Here are some prototypical excerpts from Uppity Women of Medieval Times:
Simonetta [Vespucci] made quite an impression in her twenty-one years--but that's what we'd expect from a female with a name like an expensive Italian sports car.(p. 71)
Husbands; they're nothing but headaches, thought thirty-something Inés de Suárez, when hers failed to come home from conquistadoring in South America. She needed a little outing anyway--time to go look for him.(p. 184)
Besides having a name that was a mouthful, even for an Anglo-Saxon, Hroswitha gained a secure place among the "top forty nuns we'd like to immortalize" list of tenth-century Europe.(p. 178)
In the bustle and hype of sixth-century Constantinople, you had to be really outrageous to get noticed. Freakishness was a breeze for Theodora, a gutter-snipe-trained actress whose beauty and talent for display gave her the idea for an act that combined porn, dried corn, carefully trained geese, and her next-to-naked body in a hide-and-go-seek performance Byzantines gasped over.(p. 158)

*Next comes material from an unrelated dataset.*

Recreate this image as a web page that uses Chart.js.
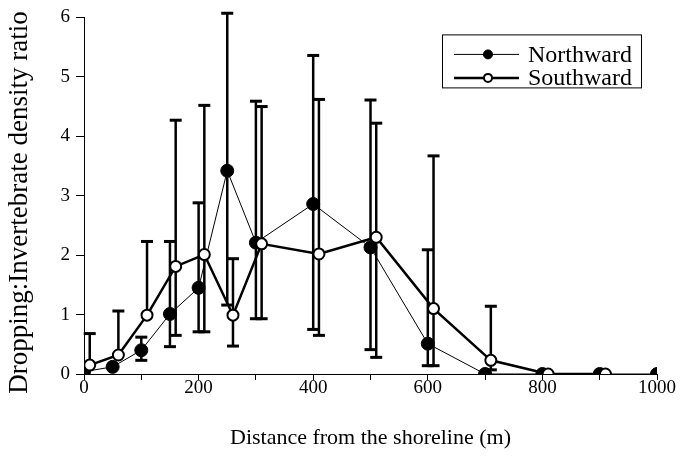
<!DOCTYPE html>
<html>
<head>
<meta charset="utf-8">
<script src="https://cdn.jsdelivr.net/npm/chart.js@4.4.0/dist/chart.umd.min.js"></script>
<style>
  html, body { margin: 0; padding: 0; background: #ffffff; }
  #wrap { width: 683px; height: 465px; }
</style>
</head>
<body>
<div id="wrap"><canvas id="c"></canvas></div>
<script>
// Distance from the shoreline (m) and dropping:invertebrate density ratio
const northX    = [0, 50, 100, 150, 200, 250, 300, 400, 500, 600, 700, 800, 900, 1000];
const northY    = [0.04, 0.12, 0.40, 1.01, 1.45, 3.42, 2.21, 2.86, 2.13, 0.51, 0, 0, 0, 0];
const northLow  = [null, null, 0.23, 0.46, 0.71, 1.16, 0.93, 0.75, 0.41, 0.14, null, null, null, null];
const northHigh = [null, null, 0.62, 2.23, 2.88, 6.07, 4.59, 5.36, 4.61, 2.09, null, null, null, null];

const southX    = [10, 60, 110, 160, 210, 260, 310, 410, 510, 610, 710, 810, 910];
const southY    = [0.15, 0.32, 0.99, 1.81, 2.01, 0.99, 2.19, 2.02, 2.30, 1.10, 0.23, 0, 0];
const southLow  = [null, null, null, 0.65, 0.71, 0.47, 0.93, 0.65, 0.28, 0.14, 0.07, null, null];
const southHigh = [0.68, 1.06, 2.23, 4.27, 4.52, 1.94, 4.50, 4.62, 4.22, 3.67, 1.14, null, null];

const seriesNames = ['Northward', 'Southward'];
const xTitle = 'Distance from the shoreline (m)';
const yTitle = 'Dropping:Invertebrate density ratio';

const SERIF = '"Liberation Serif", "Times New Roman", serif';

function toPoints(xs, ys) {
  return xs.map((x, i) => ({ x: x, y: ys[i] }));
}

// vertical error bars with flat caps, drawn under the markers
const errorBars = {
  id: 'errorBars',
  beforeDatasetsDraw(chart) {
    const { ctx } = chart;
    const xs = chart.scales.x, ys = chart.scales.y;
    chart.data.datasets.forEach((ds) => {
      ds.errLow.forEach((lo, i) => {
        const hi = ds.errHigh[i];
        const v = ds.data[i].y;
        if (hi == null && lo == null) return;
        const px = xs.getPixelForValue(ds.data[i].x);
        const top = ys.getPixelForValue(hi != null ? hi : v);
        const bot = ys.getPixelForValue(lo != null ? lo : v);
        ctx.save();
        ctx.strokeStyle = '#000';
        ctx.lineWidth = 2.5;
        ctx.beginPath();
        ctx.moveTo(px, bot);
        ctx.lineTo(px, top);
        ctx.stroke();
        ctx.lineWidth = 3;
        const cw = 6;
        if (hi != null) {
          ctx.beginPath(); ctx.moveTo(px - cw, top); ctx.lineTo(px + cw, top); ctx.stroke();
        }
        if (lo != null) {
          ctx.beginPath(); ctx.moveTo(px - cw, bot); ctx.lineTo(px + cw, bot); ctx.stroke();
        }
        ctx.restore();
      });
    });
  }
};

// boxed legend in the upper right of the plot
const boxLegend = {
  id: 'boxLegend',
  afterDraw(chart) {
    const { ctx, chartArea } = chart;
    const x0 = chartArea.right - 215, y0 = chartArea.top + 17, w = 199, h = 53;
    ctx.save();
    ctx.strokeStyle = '#000';
    ctx.lineWidth = 1;
    ctx.strokeRect(x0 + 0.5, y0 + 0.5, w, h);
    chart.data.datasets.forEach((ds, i) => {
      const cy = y0 + 20 + i * 23.5;
      ctx.strokeStyle = '#000';
      ctx.lineWidth = ds.borderWidth;
      ctx.beginPath();
      ctx.moveTo(x0 + 12, cy);
      ctx.lineTo(x0 + 77, cy);
      ctx.stroke();
      ctx.beginPath();
      ctx.arc(x0 + 46, cy, i === 0 ? 4.5 : 4, 0, Math.PI * 2);
      ctx.fillStyle = ds.pointBackgroundColor;
      ctx.fill();
      ctx.lineWidth = i === 0 ? 1 : 2;
      ctx.stroke();
      ctx.fillStyle = '#000';
      ctx.font = '24px ' + SERIF;
      ctx.textBaseline = 'middle';
      ctx.textAlign = 'left';
      ctx.fillText(ds.label, x0 + 86, cy + 1);
    });
    ctx.restore();
  }
};

new Chart(document.getElementById('c'), {
  type: 'scatter',
  data: {
    datasets: [
      {
        label: seriesNames[0],
        data: toPoints(northX, northY),
        errLow: northLow,
        errHigh: northHigh,
        showLine: true,
        borderColor: '#000',
        borderWidth: 1,
        pointRadius: 6.5,
        pointBackgroundColor: '#000',
        pointBorderColor: '#000',
        pointBorderWidth: 1,
        order: 2
      },
      {
        label: seriesNames[1],
        data: toPoints(southX, southY),
        errLow: southLow,
        errHigh: southHigh,
        showLine: true,
        borderColor: '#000',
        borderWidth: 2.5,
        pointRadius: 5.5,
        pointBackgroundColor: '#fff',
        pointBorderColor: '#000',
        pointBorderWidth: 2,
        order: 1
      }
    ]
  },
  options: {
    responsive: true,
    maintainAspectRatio: false,
    animation: false,
    events: [],
    layout: { padding: { top: 16, right: 26, left: 0, bottom: 0 } },
    plugins: {
      legend: { display: false },
      tooltip: { enabled: false }
    },
    scales: {
      x: {
        type: 'linear',
        min: 0,
        max: 1000,
        ticks: {
          stepSize: 100,
          color: '#000',
          font: { family: SERIF, size: 19 },
          padding: -3,
          maxRotation: 0,
          autoSkip: false,
          callback: (v) => (v % 200 === 0 ? String(v) : '')
        },
        grid: { drawOnChartArea: false, drawTicks: true, tickLength: 6, color: '#000' },
        border: { display: true, color: '#000', width: 1 },
        title: {
          display: true,
          text: xTitle,
          color: '#000',
          font: { family: SERIF, size: 22, lineHeight: 1.2 },
          padding: { top: 0, bottom: 14 }
        },
        afterFit: (s) => { s.height = 91; }
      },
      y: {
        type: 'linear',
        min: 0,
        max: 6,
        ticks: {
          stepSize: 1,
          color: '#000',
          font: { family: SERIF, size: 19 },
          padding: 6
        },
        grid: { drawOnChartArea: false, drawTicks: true, tickLength: 8, color: '#000' },
        border: { display: true, color: '#000', width: 1 },
        title: {
          display: true,
          text: yTitle + '  ',
          color: '#000',
          font: { family: SERIF, size: 27, lineHeight: 1.2 },
          padding: { top: 4, bottom: 0 }
        },
        afterFit: (s) => { s.width = 84; }
      }
    }
  },
  plugins: [errorBars, boxLegend]
});
</script>
</body>
</html>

The women gathered together in this work came from all backgrounds and many different places, faced different challenges, fought different battles and stood up for different reasons. But the one thing they all had in common, the "uppityness" that earns them a place between the covers, is courage. While she approaches their stories with humor, León very clearly appreciates this quality in all her subjects, and she gives the reader a chance to applaud the uppity women of medieval times.